What is being asked
Can you output, word for word, the lines between the one holding "Write a Python" and the one holding "import seaborn as sns", inclusive, leaving out any pictures?

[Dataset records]
-----
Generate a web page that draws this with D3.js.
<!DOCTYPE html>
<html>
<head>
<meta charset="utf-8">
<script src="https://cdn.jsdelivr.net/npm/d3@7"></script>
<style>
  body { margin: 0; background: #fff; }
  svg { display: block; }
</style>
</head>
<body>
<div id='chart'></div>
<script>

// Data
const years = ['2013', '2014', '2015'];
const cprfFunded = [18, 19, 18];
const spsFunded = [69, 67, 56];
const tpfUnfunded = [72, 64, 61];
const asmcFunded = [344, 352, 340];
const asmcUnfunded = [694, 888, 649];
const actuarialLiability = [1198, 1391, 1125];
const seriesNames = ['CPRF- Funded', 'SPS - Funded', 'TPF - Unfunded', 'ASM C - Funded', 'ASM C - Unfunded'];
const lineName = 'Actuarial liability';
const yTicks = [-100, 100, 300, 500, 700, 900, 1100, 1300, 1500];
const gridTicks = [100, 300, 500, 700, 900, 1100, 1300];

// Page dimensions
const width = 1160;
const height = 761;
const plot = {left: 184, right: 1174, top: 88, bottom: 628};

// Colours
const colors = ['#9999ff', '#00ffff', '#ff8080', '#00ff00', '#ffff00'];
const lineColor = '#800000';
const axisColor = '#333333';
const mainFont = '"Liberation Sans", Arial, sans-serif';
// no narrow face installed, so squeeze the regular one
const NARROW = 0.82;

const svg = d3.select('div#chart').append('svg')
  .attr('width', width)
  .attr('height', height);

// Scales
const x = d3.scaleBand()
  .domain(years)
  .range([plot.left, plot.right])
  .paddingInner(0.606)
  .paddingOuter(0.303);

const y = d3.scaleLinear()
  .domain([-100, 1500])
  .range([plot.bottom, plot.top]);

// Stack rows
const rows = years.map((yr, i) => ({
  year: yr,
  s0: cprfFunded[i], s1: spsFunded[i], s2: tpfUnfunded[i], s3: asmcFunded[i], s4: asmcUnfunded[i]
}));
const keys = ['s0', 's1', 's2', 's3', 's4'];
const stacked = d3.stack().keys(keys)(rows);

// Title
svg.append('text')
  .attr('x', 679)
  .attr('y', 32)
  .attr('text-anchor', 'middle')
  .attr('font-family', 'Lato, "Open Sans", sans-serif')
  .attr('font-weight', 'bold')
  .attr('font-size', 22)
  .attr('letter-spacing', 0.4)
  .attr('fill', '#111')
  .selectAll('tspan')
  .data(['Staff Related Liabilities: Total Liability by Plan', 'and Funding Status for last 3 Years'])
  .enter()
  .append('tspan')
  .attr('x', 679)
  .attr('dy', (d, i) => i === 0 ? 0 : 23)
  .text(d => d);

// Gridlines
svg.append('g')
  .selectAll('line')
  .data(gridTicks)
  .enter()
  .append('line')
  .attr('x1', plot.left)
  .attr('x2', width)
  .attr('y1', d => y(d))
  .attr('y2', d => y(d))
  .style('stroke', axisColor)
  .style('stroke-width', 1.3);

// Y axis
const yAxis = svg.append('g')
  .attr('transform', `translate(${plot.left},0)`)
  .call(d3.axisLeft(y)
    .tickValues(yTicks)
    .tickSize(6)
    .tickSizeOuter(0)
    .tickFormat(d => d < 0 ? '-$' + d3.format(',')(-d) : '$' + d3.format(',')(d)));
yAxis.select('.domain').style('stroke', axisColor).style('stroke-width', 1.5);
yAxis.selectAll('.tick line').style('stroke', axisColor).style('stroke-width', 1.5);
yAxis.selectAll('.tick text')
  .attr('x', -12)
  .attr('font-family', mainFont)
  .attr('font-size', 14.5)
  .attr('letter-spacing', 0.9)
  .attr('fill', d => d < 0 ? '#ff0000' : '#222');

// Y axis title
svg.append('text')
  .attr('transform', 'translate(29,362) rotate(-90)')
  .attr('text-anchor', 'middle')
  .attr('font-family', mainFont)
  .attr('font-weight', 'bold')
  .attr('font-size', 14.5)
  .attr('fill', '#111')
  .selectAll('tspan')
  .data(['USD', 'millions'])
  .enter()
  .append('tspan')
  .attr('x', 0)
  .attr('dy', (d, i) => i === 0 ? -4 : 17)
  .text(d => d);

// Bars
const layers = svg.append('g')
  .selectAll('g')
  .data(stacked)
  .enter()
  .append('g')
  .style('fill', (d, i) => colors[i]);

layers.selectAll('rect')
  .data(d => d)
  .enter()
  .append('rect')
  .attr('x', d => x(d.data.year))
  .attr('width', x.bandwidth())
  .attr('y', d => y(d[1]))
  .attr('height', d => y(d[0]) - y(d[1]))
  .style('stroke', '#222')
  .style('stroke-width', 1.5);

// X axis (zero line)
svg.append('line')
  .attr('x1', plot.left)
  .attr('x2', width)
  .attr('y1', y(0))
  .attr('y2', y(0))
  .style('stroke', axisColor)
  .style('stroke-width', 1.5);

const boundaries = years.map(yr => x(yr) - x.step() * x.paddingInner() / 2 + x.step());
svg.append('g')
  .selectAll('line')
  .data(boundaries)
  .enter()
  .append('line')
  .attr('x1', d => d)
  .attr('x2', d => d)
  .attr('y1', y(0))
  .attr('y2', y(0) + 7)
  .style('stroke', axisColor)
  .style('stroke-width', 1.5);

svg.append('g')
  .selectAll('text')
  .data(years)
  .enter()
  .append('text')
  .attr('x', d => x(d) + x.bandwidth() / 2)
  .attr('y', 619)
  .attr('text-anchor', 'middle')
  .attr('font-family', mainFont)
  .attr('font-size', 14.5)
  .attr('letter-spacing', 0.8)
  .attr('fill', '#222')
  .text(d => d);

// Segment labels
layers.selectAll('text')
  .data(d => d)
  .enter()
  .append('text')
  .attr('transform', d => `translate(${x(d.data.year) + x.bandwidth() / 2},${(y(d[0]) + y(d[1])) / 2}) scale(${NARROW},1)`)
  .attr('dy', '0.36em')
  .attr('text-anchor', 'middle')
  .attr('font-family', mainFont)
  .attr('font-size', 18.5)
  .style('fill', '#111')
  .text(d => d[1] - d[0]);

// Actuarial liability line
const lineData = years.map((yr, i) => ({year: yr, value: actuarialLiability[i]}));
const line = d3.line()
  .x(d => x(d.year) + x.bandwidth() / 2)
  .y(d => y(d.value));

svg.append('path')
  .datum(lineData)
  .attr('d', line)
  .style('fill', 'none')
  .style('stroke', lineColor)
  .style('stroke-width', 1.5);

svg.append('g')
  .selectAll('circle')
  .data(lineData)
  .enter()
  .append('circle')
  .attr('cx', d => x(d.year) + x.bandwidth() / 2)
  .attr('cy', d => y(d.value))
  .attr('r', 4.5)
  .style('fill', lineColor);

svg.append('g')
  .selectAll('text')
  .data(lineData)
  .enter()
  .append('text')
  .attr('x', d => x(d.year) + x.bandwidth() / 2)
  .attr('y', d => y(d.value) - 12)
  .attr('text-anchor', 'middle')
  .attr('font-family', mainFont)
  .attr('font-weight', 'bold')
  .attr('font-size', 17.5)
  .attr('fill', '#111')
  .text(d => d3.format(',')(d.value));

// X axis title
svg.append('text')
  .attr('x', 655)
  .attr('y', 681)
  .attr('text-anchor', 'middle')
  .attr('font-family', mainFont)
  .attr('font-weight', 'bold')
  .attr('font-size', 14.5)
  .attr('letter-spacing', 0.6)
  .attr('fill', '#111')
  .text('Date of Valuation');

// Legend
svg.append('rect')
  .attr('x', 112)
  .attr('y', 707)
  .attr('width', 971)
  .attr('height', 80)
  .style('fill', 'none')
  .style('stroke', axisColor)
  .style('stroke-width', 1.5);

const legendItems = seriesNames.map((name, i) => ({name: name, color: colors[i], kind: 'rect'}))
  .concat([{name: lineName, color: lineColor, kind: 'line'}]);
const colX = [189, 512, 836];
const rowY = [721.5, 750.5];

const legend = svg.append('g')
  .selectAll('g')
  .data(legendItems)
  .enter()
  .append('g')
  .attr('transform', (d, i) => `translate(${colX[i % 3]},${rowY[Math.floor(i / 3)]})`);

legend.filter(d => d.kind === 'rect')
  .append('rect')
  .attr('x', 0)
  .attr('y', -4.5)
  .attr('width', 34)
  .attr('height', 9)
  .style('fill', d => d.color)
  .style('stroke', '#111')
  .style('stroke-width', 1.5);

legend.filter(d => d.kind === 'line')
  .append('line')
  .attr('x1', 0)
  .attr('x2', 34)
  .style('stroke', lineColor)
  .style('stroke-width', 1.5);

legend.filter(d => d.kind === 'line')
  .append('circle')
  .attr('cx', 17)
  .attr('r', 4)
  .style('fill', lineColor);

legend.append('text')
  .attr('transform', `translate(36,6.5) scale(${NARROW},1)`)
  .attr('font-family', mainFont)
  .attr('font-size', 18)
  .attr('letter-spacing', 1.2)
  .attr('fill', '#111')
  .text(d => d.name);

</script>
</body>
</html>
-----
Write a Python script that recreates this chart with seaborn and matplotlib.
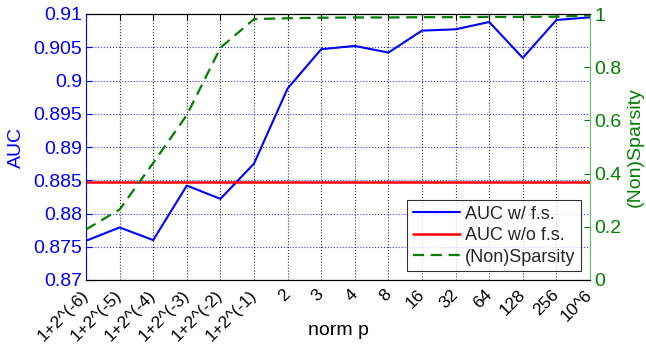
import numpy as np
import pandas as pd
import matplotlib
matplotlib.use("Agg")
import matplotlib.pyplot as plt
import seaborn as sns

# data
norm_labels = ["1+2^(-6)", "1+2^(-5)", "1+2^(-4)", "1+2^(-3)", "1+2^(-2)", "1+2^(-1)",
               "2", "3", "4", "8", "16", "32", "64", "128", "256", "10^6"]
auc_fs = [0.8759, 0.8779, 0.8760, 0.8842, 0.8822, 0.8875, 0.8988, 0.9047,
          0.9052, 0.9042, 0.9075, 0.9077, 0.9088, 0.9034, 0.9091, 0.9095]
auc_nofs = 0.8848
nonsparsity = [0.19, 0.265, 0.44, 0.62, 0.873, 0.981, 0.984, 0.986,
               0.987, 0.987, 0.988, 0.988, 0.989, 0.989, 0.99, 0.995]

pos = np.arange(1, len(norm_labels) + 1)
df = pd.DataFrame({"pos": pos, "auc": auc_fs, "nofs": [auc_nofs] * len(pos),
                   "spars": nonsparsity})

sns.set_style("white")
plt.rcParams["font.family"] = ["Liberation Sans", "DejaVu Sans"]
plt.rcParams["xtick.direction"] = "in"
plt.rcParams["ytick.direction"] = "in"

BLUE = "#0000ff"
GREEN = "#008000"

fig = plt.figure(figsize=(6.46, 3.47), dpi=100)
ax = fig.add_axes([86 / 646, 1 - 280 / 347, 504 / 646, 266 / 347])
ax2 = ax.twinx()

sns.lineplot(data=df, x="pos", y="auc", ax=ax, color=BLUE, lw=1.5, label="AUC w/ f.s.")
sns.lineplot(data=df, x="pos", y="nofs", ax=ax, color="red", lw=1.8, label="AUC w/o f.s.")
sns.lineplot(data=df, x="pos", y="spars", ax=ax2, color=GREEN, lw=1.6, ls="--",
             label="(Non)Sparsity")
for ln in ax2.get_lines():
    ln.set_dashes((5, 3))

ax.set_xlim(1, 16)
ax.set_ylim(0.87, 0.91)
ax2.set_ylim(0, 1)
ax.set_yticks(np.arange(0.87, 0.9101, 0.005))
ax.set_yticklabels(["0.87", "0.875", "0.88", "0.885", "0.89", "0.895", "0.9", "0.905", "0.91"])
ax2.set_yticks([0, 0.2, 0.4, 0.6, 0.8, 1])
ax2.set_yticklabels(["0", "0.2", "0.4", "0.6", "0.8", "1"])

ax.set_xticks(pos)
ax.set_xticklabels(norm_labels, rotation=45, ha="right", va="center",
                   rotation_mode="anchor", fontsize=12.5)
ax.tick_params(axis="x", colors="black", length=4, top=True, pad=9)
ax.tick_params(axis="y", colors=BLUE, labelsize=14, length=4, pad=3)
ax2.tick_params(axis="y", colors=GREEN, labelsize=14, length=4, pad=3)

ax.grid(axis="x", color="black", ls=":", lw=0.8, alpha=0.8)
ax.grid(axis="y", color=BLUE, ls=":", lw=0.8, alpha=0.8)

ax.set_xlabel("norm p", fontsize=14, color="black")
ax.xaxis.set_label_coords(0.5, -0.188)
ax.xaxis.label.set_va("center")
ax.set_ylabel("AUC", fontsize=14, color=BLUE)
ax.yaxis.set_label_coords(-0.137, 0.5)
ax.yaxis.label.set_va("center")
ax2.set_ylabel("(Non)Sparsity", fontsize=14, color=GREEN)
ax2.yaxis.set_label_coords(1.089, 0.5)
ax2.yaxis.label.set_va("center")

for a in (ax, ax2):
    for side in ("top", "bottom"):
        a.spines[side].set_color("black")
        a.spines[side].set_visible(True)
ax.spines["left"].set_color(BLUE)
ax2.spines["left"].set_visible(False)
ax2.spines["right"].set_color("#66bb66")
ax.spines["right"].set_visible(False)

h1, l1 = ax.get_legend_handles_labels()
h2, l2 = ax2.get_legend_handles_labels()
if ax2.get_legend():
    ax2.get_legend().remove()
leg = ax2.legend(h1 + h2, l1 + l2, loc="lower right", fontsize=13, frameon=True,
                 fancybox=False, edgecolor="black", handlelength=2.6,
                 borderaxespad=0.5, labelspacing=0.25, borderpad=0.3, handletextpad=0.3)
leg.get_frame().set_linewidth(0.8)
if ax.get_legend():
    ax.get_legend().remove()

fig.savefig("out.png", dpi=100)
-----
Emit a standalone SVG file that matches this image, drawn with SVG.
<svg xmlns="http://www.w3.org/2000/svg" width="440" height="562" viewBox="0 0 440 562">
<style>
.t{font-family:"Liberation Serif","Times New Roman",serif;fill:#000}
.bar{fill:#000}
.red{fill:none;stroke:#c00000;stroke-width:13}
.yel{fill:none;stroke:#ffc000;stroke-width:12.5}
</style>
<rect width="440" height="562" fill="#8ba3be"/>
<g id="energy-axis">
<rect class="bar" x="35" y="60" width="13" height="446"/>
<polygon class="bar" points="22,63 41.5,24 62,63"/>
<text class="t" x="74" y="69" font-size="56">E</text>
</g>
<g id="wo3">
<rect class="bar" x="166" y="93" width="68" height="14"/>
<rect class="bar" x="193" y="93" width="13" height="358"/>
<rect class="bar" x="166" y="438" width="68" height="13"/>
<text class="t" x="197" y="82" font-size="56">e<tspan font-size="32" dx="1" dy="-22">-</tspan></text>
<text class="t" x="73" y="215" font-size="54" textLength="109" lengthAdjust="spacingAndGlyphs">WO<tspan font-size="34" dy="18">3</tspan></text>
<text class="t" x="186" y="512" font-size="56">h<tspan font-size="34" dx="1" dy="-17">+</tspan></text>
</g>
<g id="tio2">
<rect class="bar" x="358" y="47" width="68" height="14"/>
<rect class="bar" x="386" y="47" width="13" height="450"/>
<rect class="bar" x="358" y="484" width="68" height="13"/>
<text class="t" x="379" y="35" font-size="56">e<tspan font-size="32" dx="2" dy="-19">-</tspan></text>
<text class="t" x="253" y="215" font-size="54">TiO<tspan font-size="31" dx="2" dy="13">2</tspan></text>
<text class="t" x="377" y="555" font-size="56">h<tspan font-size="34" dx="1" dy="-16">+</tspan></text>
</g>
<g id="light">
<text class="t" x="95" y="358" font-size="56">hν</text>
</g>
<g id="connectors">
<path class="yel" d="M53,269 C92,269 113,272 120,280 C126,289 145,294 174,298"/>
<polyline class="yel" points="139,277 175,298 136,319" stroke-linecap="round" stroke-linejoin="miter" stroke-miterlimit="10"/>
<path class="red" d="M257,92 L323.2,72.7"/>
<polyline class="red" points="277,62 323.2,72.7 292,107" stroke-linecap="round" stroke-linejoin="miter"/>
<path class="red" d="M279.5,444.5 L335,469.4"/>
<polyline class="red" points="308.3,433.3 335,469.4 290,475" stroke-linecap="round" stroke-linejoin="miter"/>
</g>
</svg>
-----
Answer to the exercise
Write a Python script that recreates this chart with seaborn and matplotlib.
import numpy as np
import pandas as pd
import matplotlib
matplotlib.use("Agg")
import matplotlib.pyplot as plt
import seaborn as sns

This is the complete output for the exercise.